Partout il en fut ainsi et partout où l'on bivouaquait, nos soldats repus se couchaient et restaient sourds à l'appel du trompette de garde, sonnant la distribution des vivres. La répression fut énergique, active ! mais qu'obtenir d'hommes à moitié ivres ? La garde du camp, la marche à pied, furent le seul frein possible mais impuissant, à détruire l'abus !

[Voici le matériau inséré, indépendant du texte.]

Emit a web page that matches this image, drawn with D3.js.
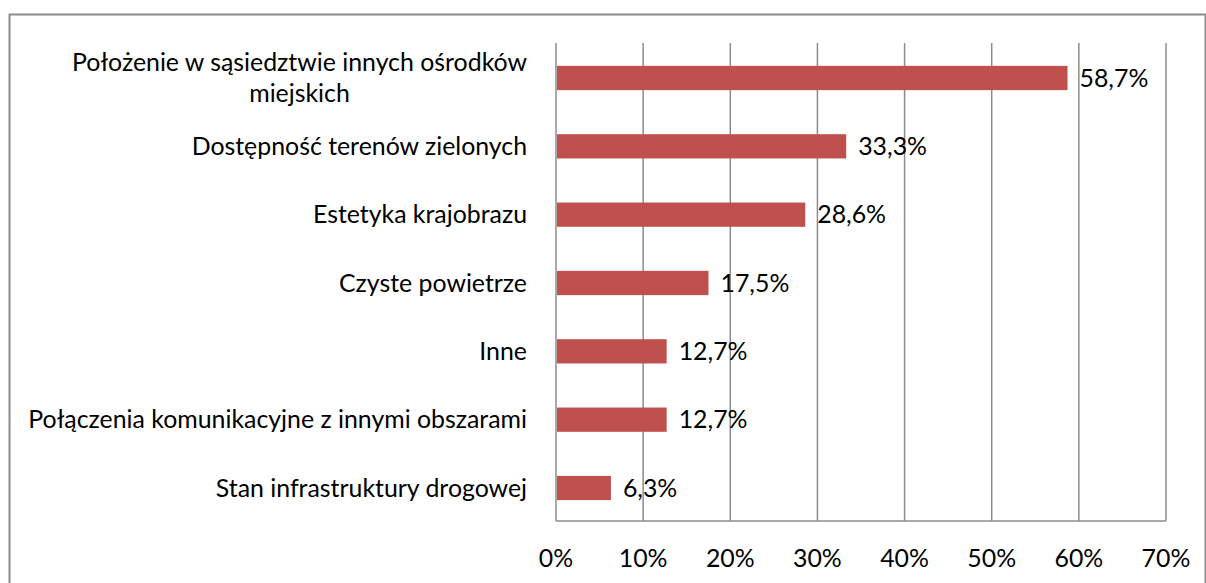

Le mal s'aggravait encore du peu d'autorité qu'exerçaient sur leurs hommes, la plupart de nos sous-officiers, déchus d'eux-mêmes, comme il est dit plus haut, par les funestes effets de la loi de
1855. Trop généralement hélas ! un sous-officier rengagé, après avoir dévoré sa prime dans les plaisirs, continuait à l'aide d'un crédit éphémère, des dépenses folles an bout desquelles il tombait dans l'abîme des dettes, se voyait privé de solde par suite de retenue forcée, et était condamné à vivre à l'ordinaire du soldat qui le prenait en mésestime. De nouvelles modifications ont, heureusement, amélioré cette situation et aidé à relever la dignité du sous-officier rengagé, en ce sens qu'il ne peut recevoir sa prime qu'à sa libération et doit se
contenter jusque là, de n'en toucher que la rente.

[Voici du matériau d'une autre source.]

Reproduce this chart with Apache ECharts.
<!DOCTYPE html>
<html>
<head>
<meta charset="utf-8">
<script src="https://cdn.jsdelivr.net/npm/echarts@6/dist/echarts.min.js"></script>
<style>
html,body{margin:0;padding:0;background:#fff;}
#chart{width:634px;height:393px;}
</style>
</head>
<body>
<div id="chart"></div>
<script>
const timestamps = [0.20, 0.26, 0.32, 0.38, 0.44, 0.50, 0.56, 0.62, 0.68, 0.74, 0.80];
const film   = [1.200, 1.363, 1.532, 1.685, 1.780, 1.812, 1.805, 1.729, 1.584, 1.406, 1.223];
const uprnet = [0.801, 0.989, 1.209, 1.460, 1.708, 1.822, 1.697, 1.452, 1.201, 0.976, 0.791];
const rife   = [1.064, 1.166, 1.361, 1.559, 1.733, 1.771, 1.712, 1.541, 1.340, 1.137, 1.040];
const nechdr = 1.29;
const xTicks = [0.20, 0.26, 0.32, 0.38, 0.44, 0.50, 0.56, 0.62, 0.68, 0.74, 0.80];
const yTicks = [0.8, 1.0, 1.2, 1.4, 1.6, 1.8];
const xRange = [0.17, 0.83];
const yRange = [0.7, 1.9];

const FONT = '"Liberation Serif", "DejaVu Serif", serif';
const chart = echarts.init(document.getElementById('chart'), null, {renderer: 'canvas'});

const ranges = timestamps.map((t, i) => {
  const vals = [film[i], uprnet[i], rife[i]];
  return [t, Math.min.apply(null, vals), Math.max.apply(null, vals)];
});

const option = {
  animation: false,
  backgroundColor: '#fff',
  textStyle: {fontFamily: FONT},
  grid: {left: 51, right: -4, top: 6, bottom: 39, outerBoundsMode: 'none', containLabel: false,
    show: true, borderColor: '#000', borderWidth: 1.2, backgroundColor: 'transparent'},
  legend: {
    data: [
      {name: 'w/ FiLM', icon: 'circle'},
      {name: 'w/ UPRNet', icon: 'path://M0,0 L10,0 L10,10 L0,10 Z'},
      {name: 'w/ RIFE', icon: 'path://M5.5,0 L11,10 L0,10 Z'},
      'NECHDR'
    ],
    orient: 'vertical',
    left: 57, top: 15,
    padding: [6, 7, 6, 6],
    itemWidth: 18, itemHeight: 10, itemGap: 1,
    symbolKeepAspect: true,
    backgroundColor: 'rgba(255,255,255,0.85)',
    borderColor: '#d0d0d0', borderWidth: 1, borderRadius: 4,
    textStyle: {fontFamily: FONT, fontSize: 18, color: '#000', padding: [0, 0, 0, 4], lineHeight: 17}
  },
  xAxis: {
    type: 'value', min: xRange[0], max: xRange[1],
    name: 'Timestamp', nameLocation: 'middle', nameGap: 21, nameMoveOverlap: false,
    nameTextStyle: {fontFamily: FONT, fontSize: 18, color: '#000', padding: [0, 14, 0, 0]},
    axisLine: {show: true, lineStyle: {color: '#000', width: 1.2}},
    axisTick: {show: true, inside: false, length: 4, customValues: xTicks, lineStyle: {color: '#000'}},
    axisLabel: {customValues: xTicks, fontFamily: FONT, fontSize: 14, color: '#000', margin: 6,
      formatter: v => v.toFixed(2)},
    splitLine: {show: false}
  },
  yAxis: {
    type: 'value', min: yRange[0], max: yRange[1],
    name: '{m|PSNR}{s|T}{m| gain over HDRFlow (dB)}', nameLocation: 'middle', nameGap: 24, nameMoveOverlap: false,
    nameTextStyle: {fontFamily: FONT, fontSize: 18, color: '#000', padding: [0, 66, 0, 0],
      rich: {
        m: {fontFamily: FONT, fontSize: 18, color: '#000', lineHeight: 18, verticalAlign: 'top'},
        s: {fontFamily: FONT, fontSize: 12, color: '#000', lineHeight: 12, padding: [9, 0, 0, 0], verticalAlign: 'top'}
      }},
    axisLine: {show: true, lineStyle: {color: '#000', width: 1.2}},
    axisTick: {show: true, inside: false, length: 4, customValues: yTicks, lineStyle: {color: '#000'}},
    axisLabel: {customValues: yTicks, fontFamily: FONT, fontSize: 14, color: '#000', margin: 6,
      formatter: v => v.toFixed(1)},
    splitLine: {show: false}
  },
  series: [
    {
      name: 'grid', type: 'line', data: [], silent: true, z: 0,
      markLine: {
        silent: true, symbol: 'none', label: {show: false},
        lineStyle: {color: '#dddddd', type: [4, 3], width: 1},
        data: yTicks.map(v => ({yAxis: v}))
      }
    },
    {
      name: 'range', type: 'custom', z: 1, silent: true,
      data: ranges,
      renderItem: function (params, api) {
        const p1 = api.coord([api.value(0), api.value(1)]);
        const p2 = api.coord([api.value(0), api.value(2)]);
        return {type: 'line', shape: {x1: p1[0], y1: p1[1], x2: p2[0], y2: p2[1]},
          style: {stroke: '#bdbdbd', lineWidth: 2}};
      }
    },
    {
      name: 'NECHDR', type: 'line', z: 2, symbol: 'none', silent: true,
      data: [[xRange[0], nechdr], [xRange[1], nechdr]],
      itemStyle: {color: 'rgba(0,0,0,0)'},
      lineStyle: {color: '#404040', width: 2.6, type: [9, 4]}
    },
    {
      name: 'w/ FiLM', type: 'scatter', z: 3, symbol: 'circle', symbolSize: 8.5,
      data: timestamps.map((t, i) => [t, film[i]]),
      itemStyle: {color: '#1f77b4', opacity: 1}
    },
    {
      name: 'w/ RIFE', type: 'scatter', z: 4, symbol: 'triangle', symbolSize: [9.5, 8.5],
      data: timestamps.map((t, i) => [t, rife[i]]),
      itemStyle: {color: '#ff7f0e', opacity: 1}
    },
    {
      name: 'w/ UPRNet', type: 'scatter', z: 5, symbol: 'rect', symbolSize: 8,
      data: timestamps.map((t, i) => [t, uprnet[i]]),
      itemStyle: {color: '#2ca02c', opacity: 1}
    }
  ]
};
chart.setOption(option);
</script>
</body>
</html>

Nous ne voulons pas médire de la gendarmerie que personne d'ailleurs, n'honore plus que nous. Il n'en est pas moins établi qu'avant 1855, on comptait les sous-officiers pour le recrutement de cette arme dans la
faible proportion de 1 sur 10 candidats. Aujourd'hui, nul ne peut être proposé pour l'emploi de simple gendarme, s'il n'est déjà sous-officier et la moyenne des postulants dépasse toujours celle des vacances. La conclusion à tirer de ces faits, s'impose d'elle-même et conforme les appréciations ci-dessus.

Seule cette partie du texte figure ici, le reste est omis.